Die Frau, um die es geht heisst Katharina Schraderin. Sie wurde 1618 in Wernigerode geboren und arbeitete in der Küche des Klosters Quedlinburg. 1638 wanderte sie nach Süddeutschland und bot auf Messen und Märkten ihren besonderen Lebkuchen an. Und dann geschah etwas, das vielen Frauen damals geschah.

In Nürnberg machte sie Bekanntschaft mit Hans Metzler, der seinerseits herzöglicher Hofbäcker war. Er war auf das Rezept ihres sagenumworbenen Lebkuchens aus und begann um sie zu werben. Katharina wies ihn zurück. Als Metzler nicht aufhörte, sie zu Bedrängen, floh sie 1647 samt ihrer Backgeräte in den Wald auf den Engelsberg bei Aschaffenburg (Spessart). Im Wald kaufte sie ein kleines Fachwerkhaus und liess vier Backöfen bauen. Auch hier hatte sie riesigen Erfolg mit ihren Backkünsten. Sie war kreativ und erfand immer wieder neue Lebkuchenrezepte. Es lief richtig gut.

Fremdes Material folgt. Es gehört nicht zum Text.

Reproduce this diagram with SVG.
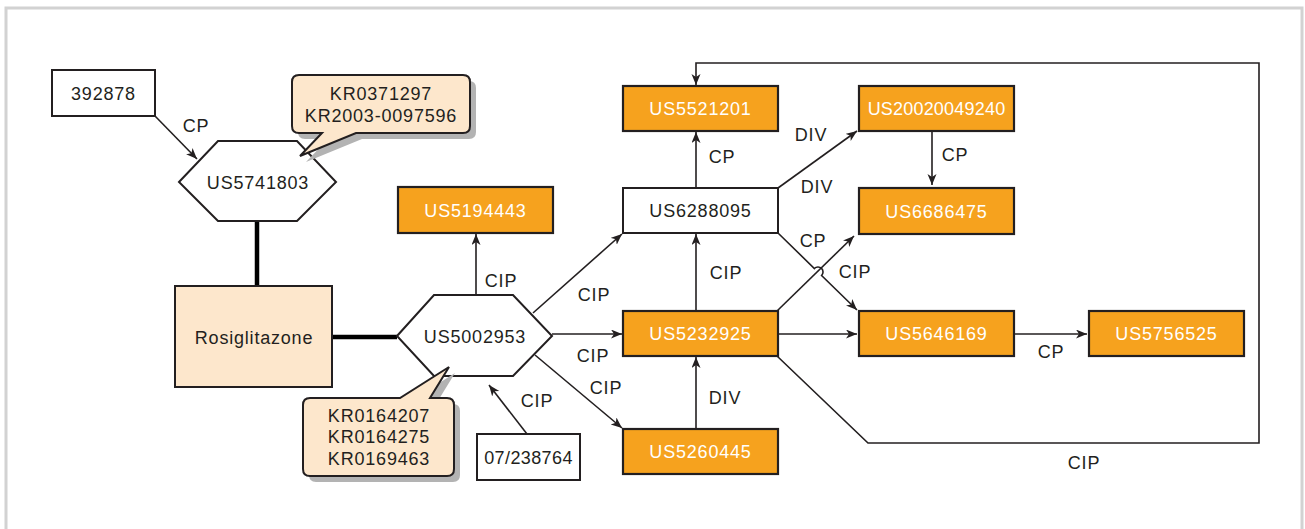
<svg xmlns="http://www.w3.org/2000/svg" width="1305" height="529" viewBox="0 0 1305 529">
<style>
text{font-family:"Liberation Sans",Arial,Helvetica,sans-serif;font-size:18px;letter-spacing:0.8px;fill:#231F20;text-anchor:middle}
.w{fill:#ffffff}
.box{fill:#ffffff;stroke:#231F20;stroke-width:2}
.org{fill:#F6A21E;stroke:#231F20;stroke-width:2.2}
.peach{fill:#FDE7CC;stroke:#231F20;stroke-width:2}
.shadow{fill:#B3B3B3;stroke:none}
.c{fill:none;stroke:#231F20;stroke-width:1.6}
.a{marker-end:url(#ah)}
.thick{fill:none;stroke:#000;stroke-width:4.5}
</style>
<defs>
<marker id="ah" markerUnits="userSpaceOnUse" markerWidth="12" markerHeight="10" refX="11" refY="4.5" orient="auto">
<path d="M0,0 L11,4.5 L0,9 L3,4.5 Z" fill="#231F20"/>
</marker>
</defs>
<rect x="6" y="8" width="1296" height="540" fill="#ffffff" stroke="#D2D2D2" stroke-width="3"/>

<g id="connectors">
<path class="thick" d="M257,221 V286"/>
<path class="thick" d="M332,337 H397"/>
<path class="c a" d="M155,116 L197,159"/>
<path class="c a" d="M476,295 V234"/>
<path class="c a" d="M533,313 L622,234"/>
<path class="c a" d="M552,334 H622"/>
<path class="c a" d="M535,355 L622,428"/>
<path class="c a" d="M527,434 L489,385"/>
<path class="c a" d="M696,188 V132"/>
<path class="c a" d="M696,311 V234"/>
<path class="c a" d="M696,429 V357"/>
<path class="c a" d="M778,188 L857,131"/>
<path class="c a" d="M932,131 V185"/>
<path class="c a" d="M778,233 L814.4,268.5 A5,5 0 0 1 821.6,275.5 L857,310"/>
<path class="c a" d="M777,311 L854,236"/>
<path class="c a" d="M778,334 H857"/>
<path class="c a" d="M1014,334 H1087"/>
<path class="c a" d="M777,356 L868,443 H1259 V63 H696 V85"/>
<text x="196" y="132">CP</text>
<text x="501" y="287">CIP</text>
<text x="594" y="301">CIP</text>
<text x="593" y="362">CIP</text>
<text x="606" y="394">CIP</text>
<text x="537" y="407">CIP</text>
<text x="722" y="163">CP</text>
<text x="726" y="279">CIP</text>
<text x="811" y="141">DIV</text>
<text x="817" y="193">DIV</text>
<text x="813" y="247">CP</text>
<text x="855" y="278">CIP</text>
<text x="955" y="161">CP</text>
<text x="725" y="404">DIV</text>
<text x="1051" y="358">CP</text>
<text x="1084" y="469">CIP</text>
</g>

<g id="n392878"><rect class="box" x="52" y="70" width="103" height="46"/><text x="103.5" y="99.5">392878</text></g>
<g id="nUS5741803"><polygon class="box" points="179,182 218,141 297,141 336,182 297,221 218,221"/><text x="258" y="188.5">US5741803</text></g>
<g id="callout1">
<path class="shadow" transform="translate(6,6)" d="M299,75 H463 Q470,75 470,82 V126 Q470,133 463,133 H356 L300,156 L322,133 H299 Q292,133 292,126 V82 Q292,75 299,75 Z"/>
<path class="peach" d="M299,75 H463 Q470,75 470,82 V126 Q470,133 463,133 H356 L300,156 L322,133 H299 Q292,133 292,126 V82 Q292,75 299,75 Z"/>
<text x="381" y="100">KR0371297</text><text x="381" y="122">KR2003-0097596</text>
</g>
<g id="nRosiglitazone"><rect class="peach" x="175" y="286" width="157" height="101"/><text x="254" y="344">Rosiglitazone</text></g>
<g id="nUS5002953"><polygon class="box" points="397,336 434,295 513,295 552,336 513,376 434,376"/><text x="475" y="343">US5002953</text></g>
<g id="callout2">
<path class="shadow" transform="translate(6,6)" d="M310,398 H400 L449,367 L430,398 H447 Q454,398 454,405 V469 Q454,476 447,476 H310 Q303,476 303,469 V405 Q303,398 310,398 Z"/>
<path class="peach" d="M310,398 H400 L449,367 L430,398 H447 Q454,398 454,405 V469 Q454,476 447,476 H310 Q303,476 303,469 V405 Q303,398 310,398 Z"/>
<text x="379" y="422">KR0164207</text><text x="379" y="443">KR0164275</text><text x="379" y="465">KR0169463</text>
</g>
<g id="n07238764"><rect class="box" x="477" y="434" width="103" height="46"/><text x="528.5" y="463.5" style="letter-spacing:0.4px">07/238764</text></g>
<g id="nUS5194443"><rect class="org" x="398" y="187" width="155" height="46"/><text class="w" x="475.5" y="216.5">US5194443</text></g>
<g id="nUS5521201"><rect class="org" x="623" y="86" width="155" height="45"/><text class="w" x="700.5" y="115">US5521201</text></g>
<g id="nUS6288095"><rect class="box" x="623" y="188" width="155" height="45"/><text x="700.5" y="217">US6288095</text></g>
<g id="nUS5232925"><rect class="org" x="623" y="311" width="155" height="45"/><text class="w" x="700.5" y="340">US5232925</text></g>
<g id="nUS5260445"><rect class="org" x="623" y="429" width="155" height="45"/><text class="w" x="700.5" y="458">US5260445</text></g>
<g id="nUS20020049240"><rect class="org" x="859" y="86" width="155" height="45"/><text class="w" x="936.5" y="115" style="letter-spacing:0.2px">US20020049240</text></g>
<g id="nUS6686475"><rect class="org" x="859" y="188" width="155" height="46"/><text class="w" x="936.5" y="217.5">US6686475</text></g>
<g id="nUS5646169"><rect class="org" x="859" y="311" width="155" height="45"/><text class="w" x="936.5" y="340">US5646169</text></g>
<g id="nUS5756525"><rect class="org" x="1089" y="311" width="155" height="45"/><text class="w" x="1166.5" y="340">US5756525</text></g>
</svg>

Ihr Erfolg sowie ihre Ablehnung auf sein Umwerben schürten den Neid Hans Metzlers und er zeigte sie als Hexe an. In der Wernigeroder Handschrift ist dies aufgezeichnet worden. Sie hielt der Befragung und der Folterung mit Daumenschrauben stand und wurde freigesprochen. Als Metzler erkannte, dass auch die Inquisition ihm nicht zu seinem Ziel verhelfen konnte, nahm er, getrieben vor Neid, Eifersucht und verschmähtem Stolz, die Sache selbst in die Hand. Zusammen mit seiner Schwester Grete machte sich Hans von seinem Haus aus in einem Tagesmarsch auf durch den Wald zum Haus von Katharina Schraderin. Er nahm seine Schwester Grete wohl mit, damit sie später vor Gericht seine Aussage bezeugen könne. Beide waren zu dem Zeitpunkt 37 und 34 Jahre alt.
Auf dem Engelsberg angekommen, brachen sie die Tür auf (das ist archäologisch datiert, denn man fand die herausgebrochenen Türangeln) und erwürgten Katharina Schraderin. Danach schleiften sie sie vom Haus zu einem der Backöfen (man fand einen Schuh, den sie dabei verlor) und verbrannten sie darin. Die Rezepte fanden sie nicht.
Obwohl das Verbrechen entdeckt und die beiden vor Gericht gestellt wurden, kamen sie frei.

Die Gebrüder Grimm liessen sich von dieser wahren Begebenheit inspirieren und nahmen eine Umdichtung vor. Es besteht ein Brief, den Jacob Grimm an Wilhelm Grimm schrieb mit folgendem Wortlaut: «Diese Historia von den beiden Geschwistern ist mir denn doch zu gewaltthätig, um in unserer Sammlung Aufnahme zu finden. Dies bekümmert mich über alle Maßen; athmet doch gerade diese Begebnis so recht sehr den ungebrochnen Sinn unserer lieben Landsleute für guth und böse. Wie wäre dem wohl zu tun? Wenn das Hexlein nun ein altes Weib wäre, mit einem Buckel und gar noch einer Katze oder Raben drauf, könnte dem ganzen doch eine recht bedeuthende und belehrende Wirkung entsprießen.»